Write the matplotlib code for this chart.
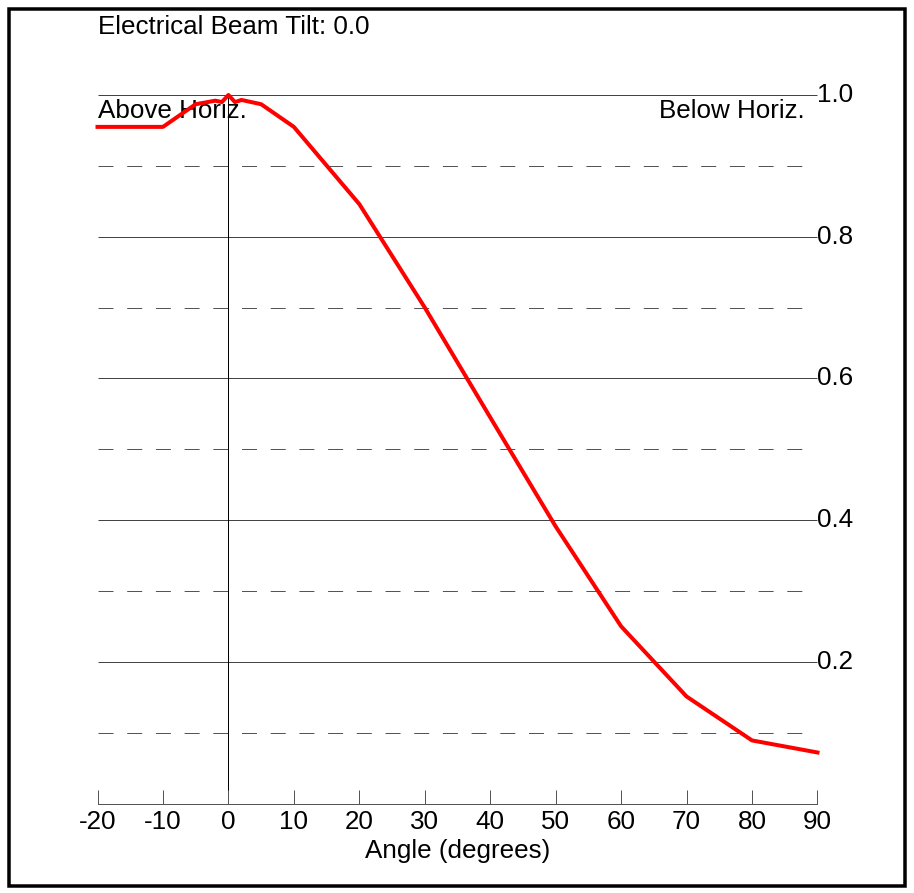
==
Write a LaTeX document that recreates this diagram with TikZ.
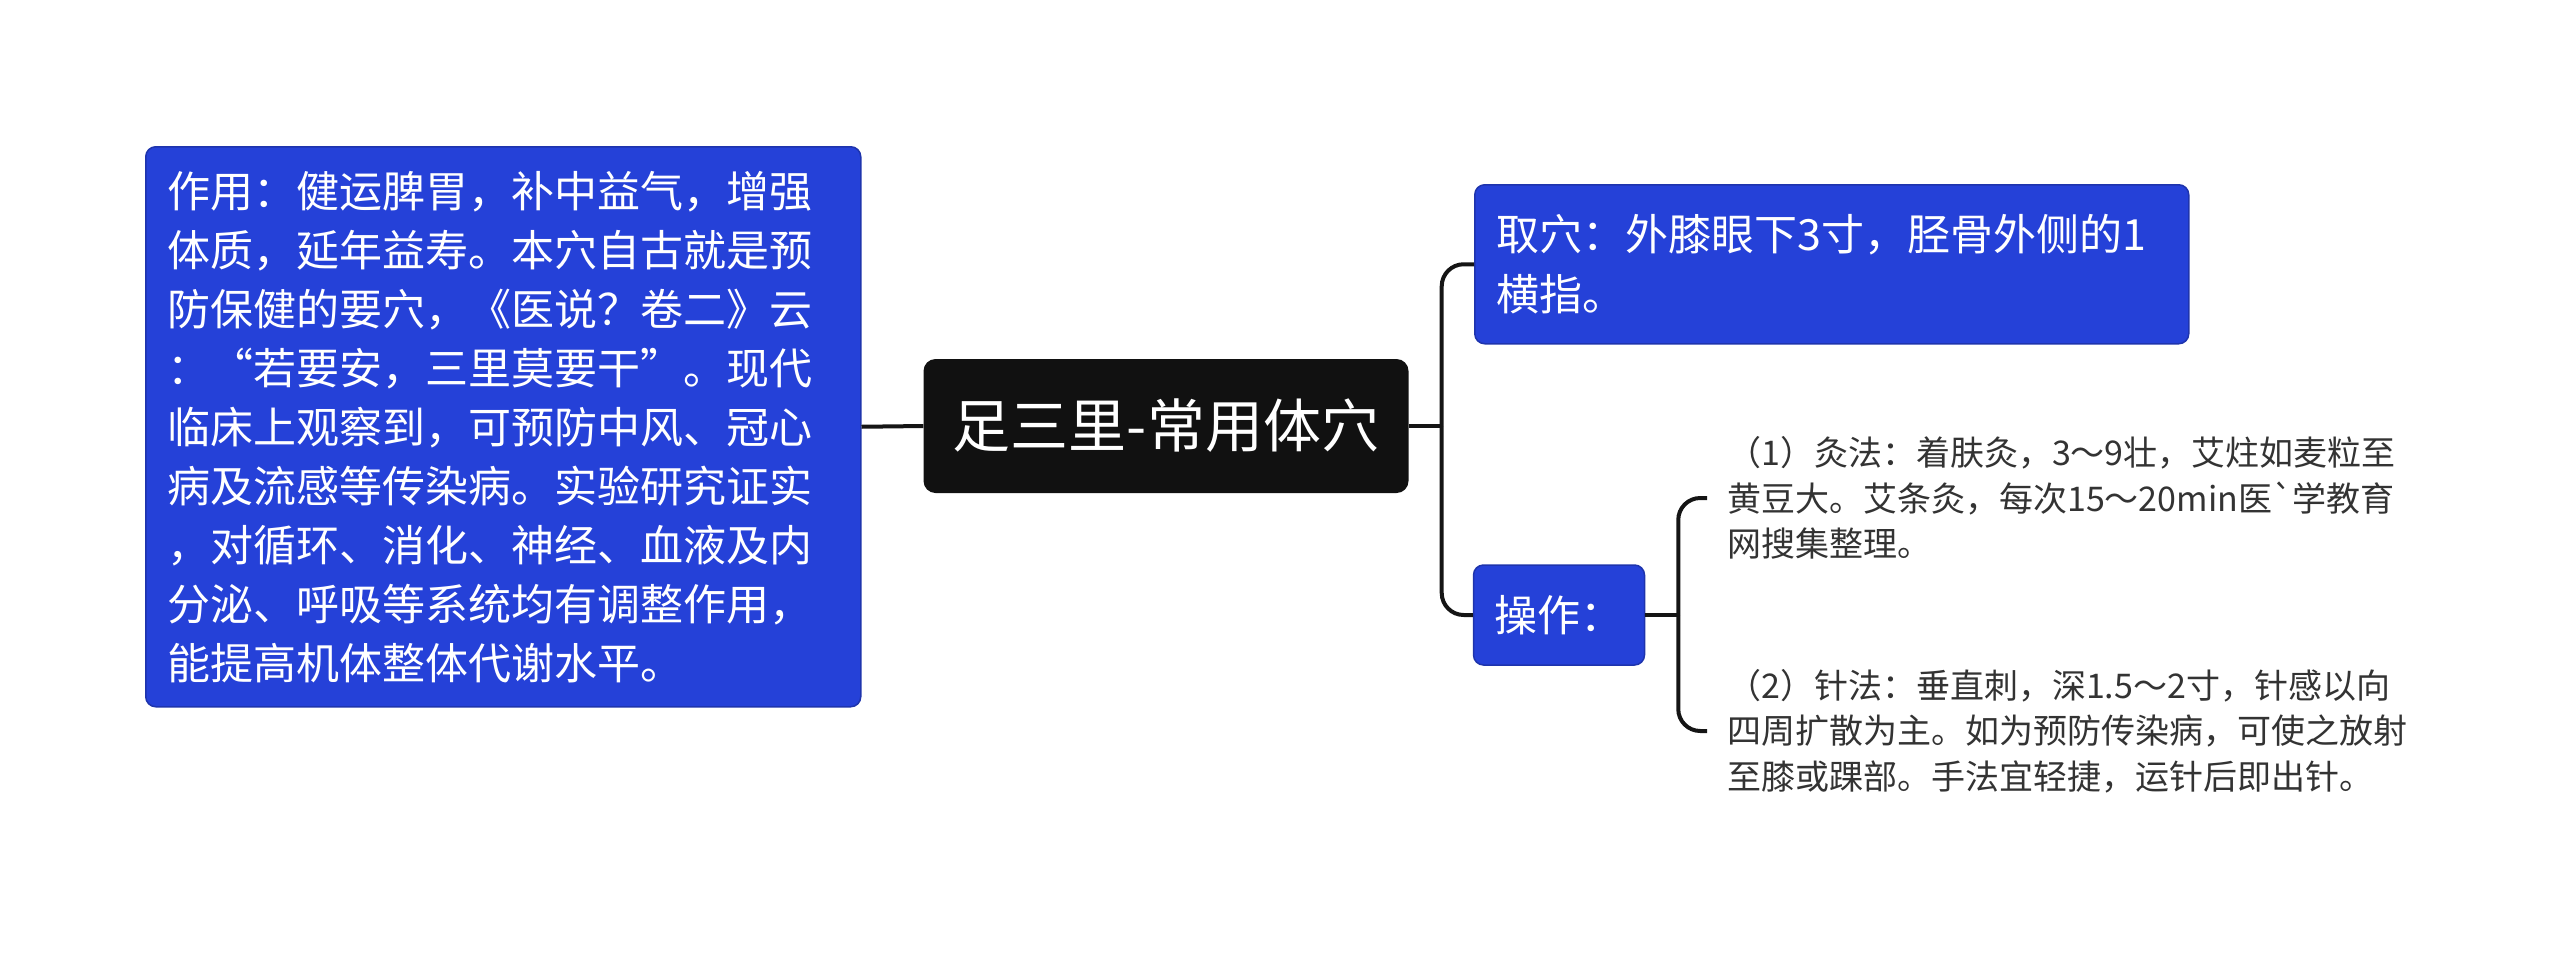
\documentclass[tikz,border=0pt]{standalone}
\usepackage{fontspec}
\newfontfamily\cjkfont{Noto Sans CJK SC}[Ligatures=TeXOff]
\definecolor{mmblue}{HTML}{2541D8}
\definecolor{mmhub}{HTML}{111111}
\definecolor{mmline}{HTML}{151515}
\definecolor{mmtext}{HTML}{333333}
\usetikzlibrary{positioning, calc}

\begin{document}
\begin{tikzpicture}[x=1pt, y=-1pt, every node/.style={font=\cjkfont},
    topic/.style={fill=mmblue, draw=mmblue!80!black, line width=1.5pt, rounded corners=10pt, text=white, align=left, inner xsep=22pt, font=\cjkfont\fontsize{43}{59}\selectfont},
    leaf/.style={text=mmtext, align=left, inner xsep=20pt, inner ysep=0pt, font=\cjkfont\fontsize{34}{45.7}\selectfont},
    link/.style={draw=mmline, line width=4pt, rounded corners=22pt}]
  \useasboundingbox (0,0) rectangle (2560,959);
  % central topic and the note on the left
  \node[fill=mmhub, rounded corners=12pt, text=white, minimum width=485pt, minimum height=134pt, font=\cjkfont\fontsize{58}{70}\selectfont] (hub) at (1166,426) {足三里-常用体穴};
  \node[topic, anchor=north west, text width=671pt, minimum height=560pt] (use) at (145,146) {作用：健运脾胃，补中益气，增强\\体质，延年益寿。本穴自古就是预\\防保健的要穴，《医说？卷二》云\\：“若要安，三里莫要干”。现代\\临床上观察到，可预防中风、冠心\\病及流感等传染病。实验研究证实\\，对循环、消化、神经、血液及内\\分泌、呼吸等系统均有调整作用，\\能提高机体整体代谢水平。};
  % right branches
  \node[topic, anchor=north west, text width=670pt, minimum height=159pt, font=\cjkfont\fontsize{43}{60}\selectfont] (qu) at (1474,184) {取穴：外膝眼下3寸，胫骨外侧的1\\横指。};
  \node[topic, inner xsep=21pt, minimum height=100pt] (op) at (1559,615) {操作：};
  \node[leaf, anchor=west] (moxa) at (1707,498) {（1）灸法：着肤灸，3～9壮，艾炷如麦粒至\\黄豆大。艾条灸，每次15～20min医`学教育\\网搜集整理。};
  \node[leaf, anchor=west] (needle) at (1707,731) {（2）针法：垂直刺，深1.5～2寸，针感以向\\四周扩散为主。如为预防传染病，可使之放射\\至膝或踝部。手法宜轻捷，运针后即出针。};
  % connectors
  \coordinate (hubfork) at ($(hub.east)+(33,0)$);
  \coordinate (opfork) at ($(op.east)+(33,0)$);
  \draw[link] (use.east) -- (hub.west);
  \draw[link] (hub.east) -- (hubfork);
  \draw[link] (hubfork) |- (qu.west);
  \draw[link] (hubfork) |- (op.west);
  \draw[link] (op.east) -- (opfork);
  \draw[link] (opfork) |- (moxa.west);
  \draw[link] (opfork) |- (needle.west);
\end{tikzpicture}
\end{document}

# Exercise
Report how many lines of the entries hold the word "this". Nothing else is needed.

# Written reply
2